▶ WHAT TO DO: Scan the listing below. Report each line that includes "this".

[Recorded data]
__________
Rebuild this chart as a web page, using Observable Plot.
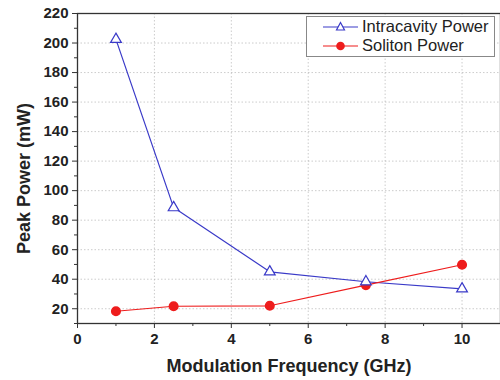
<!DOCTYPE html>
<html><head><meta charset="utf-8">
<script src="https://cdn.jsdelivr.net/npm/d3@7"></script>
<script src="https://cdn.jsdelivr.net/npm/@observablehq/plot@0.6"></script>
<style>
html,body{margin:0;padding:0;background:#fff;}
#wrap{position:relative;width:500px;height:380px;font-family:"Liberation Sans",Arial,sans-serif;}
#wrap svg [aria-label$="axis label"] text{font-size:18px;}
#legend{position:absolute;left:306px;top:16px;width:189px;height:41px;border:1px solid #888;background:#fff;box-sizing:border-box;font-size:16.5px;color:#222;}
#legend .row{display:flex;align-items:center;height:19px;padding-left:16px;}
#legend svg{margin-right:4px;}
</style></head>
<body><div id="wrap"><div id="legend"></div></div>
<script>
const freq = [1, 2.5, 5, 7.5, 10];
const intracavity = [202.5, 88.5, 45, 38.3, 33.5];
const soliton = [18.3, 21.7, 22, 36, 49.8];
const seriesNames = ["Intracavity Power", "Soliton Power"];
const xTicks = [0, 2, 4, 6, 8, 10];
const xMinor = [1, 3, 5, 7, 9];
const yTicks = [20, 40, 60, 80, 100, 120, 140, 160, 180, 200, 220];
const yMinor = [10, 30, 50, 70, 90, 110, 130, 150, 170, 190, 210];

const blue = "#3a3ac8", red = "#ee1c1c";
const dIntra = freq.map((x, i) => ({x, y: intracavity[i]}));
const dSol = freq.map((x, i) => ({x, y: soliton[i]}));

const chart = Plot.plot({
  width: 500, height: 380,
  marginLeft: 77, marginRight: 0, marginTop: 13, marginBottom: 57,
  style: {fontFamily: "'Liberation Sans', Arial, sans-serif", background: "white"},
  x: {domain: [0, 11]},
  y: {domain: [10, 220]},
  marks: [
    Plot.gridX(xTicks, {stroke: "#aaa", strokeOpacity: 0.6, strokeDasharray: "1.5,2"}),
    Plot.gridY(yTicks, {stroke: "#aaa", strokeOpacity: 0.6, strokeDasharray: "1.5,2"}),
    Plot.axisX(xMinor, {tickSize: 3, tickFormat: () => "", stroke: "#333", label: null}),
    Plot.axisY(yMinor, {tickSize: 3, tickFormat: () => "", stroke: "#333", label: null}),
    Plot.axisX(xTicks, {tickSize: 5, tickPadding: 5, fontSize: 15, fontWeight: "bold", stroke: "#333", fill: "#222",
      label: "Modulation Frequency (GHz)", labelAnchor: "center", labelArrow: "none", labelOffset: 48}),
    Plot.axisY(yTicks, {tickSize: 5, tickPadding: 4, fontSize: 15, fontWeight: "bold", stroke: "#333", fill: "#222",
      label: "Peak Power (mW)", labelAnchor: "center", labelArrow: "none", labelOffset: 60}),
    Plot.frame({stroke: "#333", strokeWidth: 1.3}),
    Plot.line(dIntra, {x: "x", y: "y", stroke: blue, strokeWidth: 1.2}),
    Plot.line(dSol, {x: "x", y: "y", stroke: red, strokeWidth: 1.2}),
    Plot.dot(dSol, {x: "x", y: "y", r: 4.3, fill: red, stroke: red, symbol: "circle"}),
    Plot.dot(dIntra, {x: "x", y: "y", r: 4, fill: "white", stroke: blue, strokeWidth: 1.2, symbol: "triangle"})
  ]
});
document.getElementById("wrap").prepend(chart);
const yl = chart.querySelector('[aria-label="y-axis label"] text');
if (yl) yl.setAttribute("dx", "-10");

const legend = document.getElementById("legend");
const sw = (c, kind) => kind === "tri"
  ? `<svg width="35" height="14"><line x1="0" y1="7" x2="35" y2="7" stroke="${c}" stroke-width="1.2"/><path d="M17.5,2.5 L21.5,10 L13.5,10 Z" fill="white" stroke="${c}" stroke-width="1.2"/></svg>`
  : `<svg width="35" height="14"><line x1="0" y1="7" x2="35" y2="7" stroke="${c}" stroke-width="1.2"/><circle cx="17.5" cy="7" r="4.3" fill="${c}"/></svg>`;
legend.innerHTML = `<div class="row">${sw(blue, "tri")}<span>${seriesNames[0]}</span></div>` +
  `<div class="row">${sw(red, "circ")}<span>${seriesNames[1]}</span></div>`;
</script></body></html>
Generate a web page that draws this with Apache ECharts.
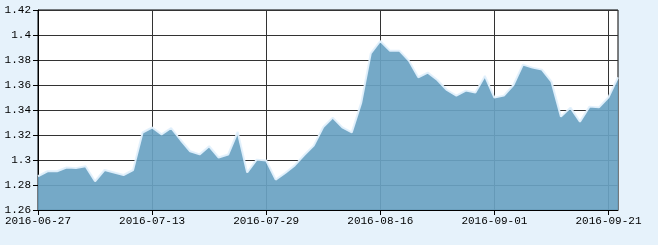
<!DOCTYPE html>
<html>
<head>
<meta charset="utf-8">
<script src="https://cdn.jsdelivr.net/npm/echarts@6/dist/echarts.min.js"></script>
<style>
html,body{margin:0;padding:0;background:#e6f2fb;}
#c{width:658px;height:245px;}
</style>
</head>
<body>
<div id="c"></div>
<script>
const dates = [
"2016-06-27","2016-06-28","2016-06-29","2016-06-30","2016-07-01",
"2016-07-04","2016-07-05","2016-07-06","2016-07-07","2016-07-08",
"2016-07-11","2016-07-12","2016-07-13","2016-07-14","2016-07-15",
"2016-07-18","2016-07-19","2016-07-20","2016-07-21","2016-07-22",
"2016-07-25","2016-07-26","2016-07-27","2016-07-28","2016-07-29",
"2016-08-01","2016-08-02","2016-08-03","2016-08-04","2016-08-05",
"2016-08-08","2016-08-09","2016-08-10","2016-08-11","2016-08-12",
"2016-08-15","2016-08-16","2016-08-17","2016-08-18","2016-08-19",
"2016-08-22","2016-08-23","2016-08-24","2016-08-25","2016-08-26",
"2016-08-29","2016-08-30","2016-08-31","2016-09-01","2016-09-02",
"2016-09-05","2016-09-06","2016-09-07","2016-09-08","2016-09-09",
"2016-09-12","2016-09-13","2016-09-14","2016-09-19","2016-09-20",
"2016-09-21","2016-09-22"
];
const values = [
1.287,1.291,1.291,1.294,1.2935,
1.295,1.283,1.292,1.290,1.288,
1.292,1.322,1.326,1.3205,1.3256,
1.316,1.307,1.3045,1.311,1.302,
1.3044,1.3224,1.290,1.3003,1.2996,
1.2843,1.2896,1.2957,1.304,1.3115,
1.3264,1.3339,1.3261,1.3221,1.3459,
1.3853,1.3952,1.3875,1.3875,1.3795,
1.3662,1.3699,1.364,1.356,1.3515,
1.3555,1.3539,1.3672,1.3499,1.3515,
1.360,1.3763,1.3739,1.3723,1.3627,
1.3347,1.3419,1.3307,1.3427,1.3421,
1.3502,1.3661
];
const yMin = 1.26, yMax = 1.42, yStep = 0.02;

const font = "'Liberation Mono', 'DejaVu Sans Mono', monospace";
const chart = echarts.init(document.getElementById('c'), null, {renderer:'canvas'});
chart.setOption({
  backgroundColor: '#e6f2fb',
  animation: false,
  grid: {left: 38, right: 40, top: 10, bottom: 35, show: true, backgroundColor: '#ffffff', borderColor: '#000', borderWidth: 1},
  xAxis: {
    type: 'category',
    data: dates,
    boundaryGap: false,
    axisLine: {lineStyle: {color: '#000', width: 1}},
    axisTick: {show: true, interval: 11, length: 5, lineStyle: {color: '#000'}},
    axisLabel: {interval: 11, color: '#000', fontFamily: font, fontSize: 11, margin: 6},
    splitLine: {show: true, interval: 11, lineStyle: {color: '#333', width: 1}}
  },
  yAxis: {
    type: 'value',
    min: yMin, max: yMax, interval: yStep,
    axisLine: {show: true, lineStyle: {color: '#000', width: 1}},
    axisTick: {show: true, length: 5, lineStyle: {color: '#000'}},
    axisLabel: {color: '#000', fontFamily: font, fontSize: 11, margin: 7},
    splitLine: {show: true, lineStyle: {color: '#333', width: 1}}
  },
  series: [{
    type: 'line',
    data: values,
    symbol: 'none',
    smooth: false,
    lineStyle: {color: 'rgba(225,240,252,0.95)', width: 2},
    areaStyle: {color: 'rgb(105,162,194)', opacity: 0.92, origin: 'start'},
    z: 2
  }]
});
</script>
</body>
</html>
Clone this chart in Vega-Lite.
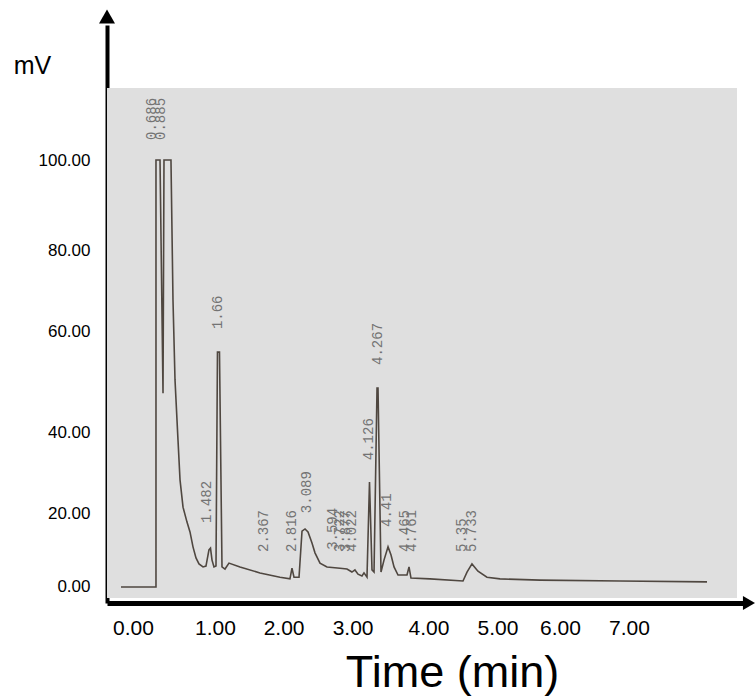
__________
▶ THE ANSWER:
Rebuild this chart as a web page, using Observable Plot.
Generate a web page that draws this with Apache ECharts.
Clone this chart in Vega-Lite.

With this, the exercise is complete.